Negative Yields Are Spreading. Will This Aberration Become The Norm?
Most countries are financing themselves at negative rates in the eurozone, and now it is the turn of companies. A few High Yield bonds offer negative yields.
Fears of a marked economic slowdown or even a recession coupled with the willingness of central banks to intervene to cut interest rates are driving investors towards bonds.
Prices for these assets have peaked to such an extent that some observers are talking about a bubble in government bonds. When prices rise, yields fall. To this end, yields have shrunk gradually, turning negative for many issuers.
There are now 13 trillion dollars of negative-yielding debt in the world, a spectacular increase of 50% year-to-date.
In practical terms, this means that investors agree to buy a bond conscious that they will lose money if they hold it until maturity. So investors buy a bond in the hope that rates will fall further and they will be able to sell it during its life at a gain.
It is a change in mind-set. Previously, investors would buy a bond for its coupon. Now it is bought for its potential capital appreciation, with the investor betting on a rate cut, irrespective of the coupon and yield-to-maturity.
The negative rates implemented by the ECB have contributed to this situation, as have the regulation and development of the ETF (trackers) market. Indeed, by buying a tracker, investors aim for capital appreciation, without knowing the yields of the underlying bonds.
As a result, one third of global government debt has negative yields, and this figure is as much as 60% for the eurozone.
Most eurozone countries are therefore financing themselves at negative rates on maturities of up to ten years. So investors seeking compensation are moving into corporate debt, but even there, negative yields exist.
The highest-rated issuer category, known as 'Investment Grade', contains nearly 40% of negative-yielding bonds.
More surprisingly, the phenomenon is spreading to the ‘High Yield’ category.
It is riskier because it concerns companies whose balance sheets are fragile, but it has recently included a dozen bonds (examples of issuers: Altice, Nokia, Telecom Italia, Fiat Chrysler Finance Europe) which trade in the market with negative yields.
But ironically, investors are far from gaining high yields on the above-mentioned bonds that belong to the ‘High Yield’ category. High Yield bonds offer an average yield of 3.0%, so this singularity is still marginal today.

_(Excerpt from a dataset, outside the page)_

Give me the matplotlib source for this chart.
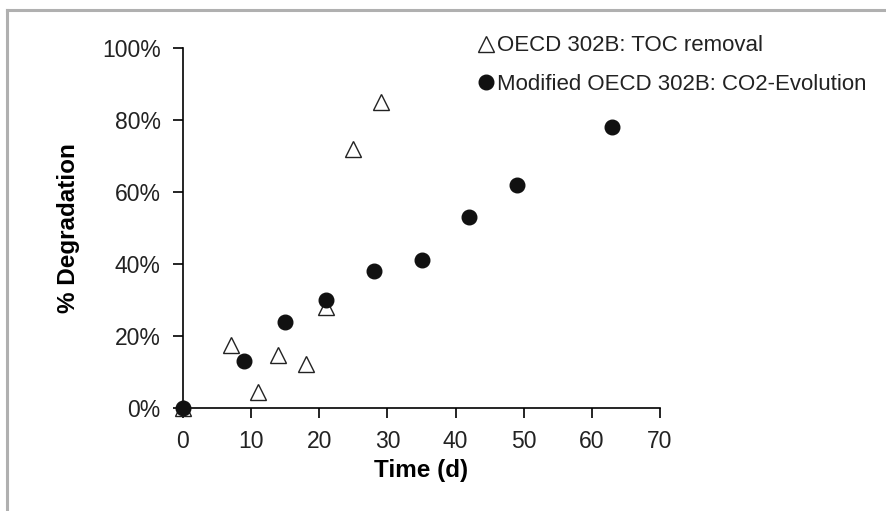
import matplotlib.pyplot as plt
from matplotlib.lines import Line2D

plt.rcParams['font.family'] = ['Liberation Sans', 'DejaVu Sans']

# OECD 302B: TOC removal
toc_days = [0, 7, 11, 14, 18, 21, 25, 29]
toc_pct = [0, 17.5, 4.4, 14.7, 12.2, 28, 72, 85]

# Modified OECD 302B: CO2-Evolution
co2_days = [0, 9, 15, 21, 28, 35, 42, 49, 63]
co2_pct = [0, 13, 24, 30, 38, 41, 53, 62, 78]

x_ticks = [0, 10, 20, 30, 40, 50, 60, 70]
y_ticks = [0, 20, 40, 60, 80, 100]

fig = plt.figure(figsize=(8.87, 5.11), dpi=100)
ax = fig.add_axes([0.2063, 0.2016, 0.5378, 0.7044])

ax.plot(toc_days, toc_pct, linestyle='none', marker='^', markersize=12,
        markerfacecolor='white', markeredgecolor='#222222', markeredgewidth=1,
        label='OECD 302B: TOC removal', clip_on=False, zorder=3)
ax.plot(co2_days, co2_pct, linestyle='none', marker='o', markersize=10.5,
        color='#111111', label='Modified OECD 302B: CO2-Evolution',
        clip_on=False, zorder=4)

ax.set_xlim(0, 70)
ax.set_ylim(0, 100)
ax.set_xticks(x_ticks)
ax.set_yticks(y_ticks)
ax.set_yticklabels([f'{v}%' for v in y_ticks])
ax.tick_params(labelsize=16.5, length=7, width=1.2, direction='out',
               labelcolor='#222222')
ax.tick_params(axis='x', pad=9)
ax.tick_params(axis='y', pad=9)

for side in ['top', 'right']:
    ax.spines[side].set_visible(False)
for side in ['left', 'bottom']:
    ax.spines[side].set_linewidth(1.2)

ax.set_xlabel('Time (d)', fontsize=17.5, fontweight='bold', labelpad=4)
ax.set_ylabel('% Degradation', fontsize=17.5, fontweight='bold', labelpad=16)

fig.legend(loc='upper left', bbox_to_anchor=(0.514, 0.97), frameon=False,
           fontsize=16, handletextpad=0.05, labelspacing=0.8,
           handlelength=0.9, labelcolor='#222222')

# grey frame lines at top and left of the picture
fig.add_artist(Line2D([0.008, 1.0], [0.980, 0.980], color='#b0b0b0', lw=2.2,
                      transform=fig.transFigure))
fig.add_artist(Line2D([0.008, 0.008], [0.0, 0.980], color='#b0b0b0', lw=2.2,
                      transform=fig.transFigure))

fig.savefig('out.png', dpi=100)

It only concerns 2% of bonds in this asset class. Most have the characteristic of being callable in the very short term, which justifies that they offer lower yields than other bonds with longer maturities.
However, this phenomenon could spread further due to the large number of bonds in the index that may be redeemed early (two thirds) and the large number of bonds that already offer very low yields (one quarter have yields below 1%).
For example, it would need a rise in inflows, or for the ECB to go back to buying corporate debt.
This would be certainly limited to Investment Grade debt, but would indirectly help to lower yields on High Yield debt as it would incite investors seeking decent compensation to move into this riskier debt category.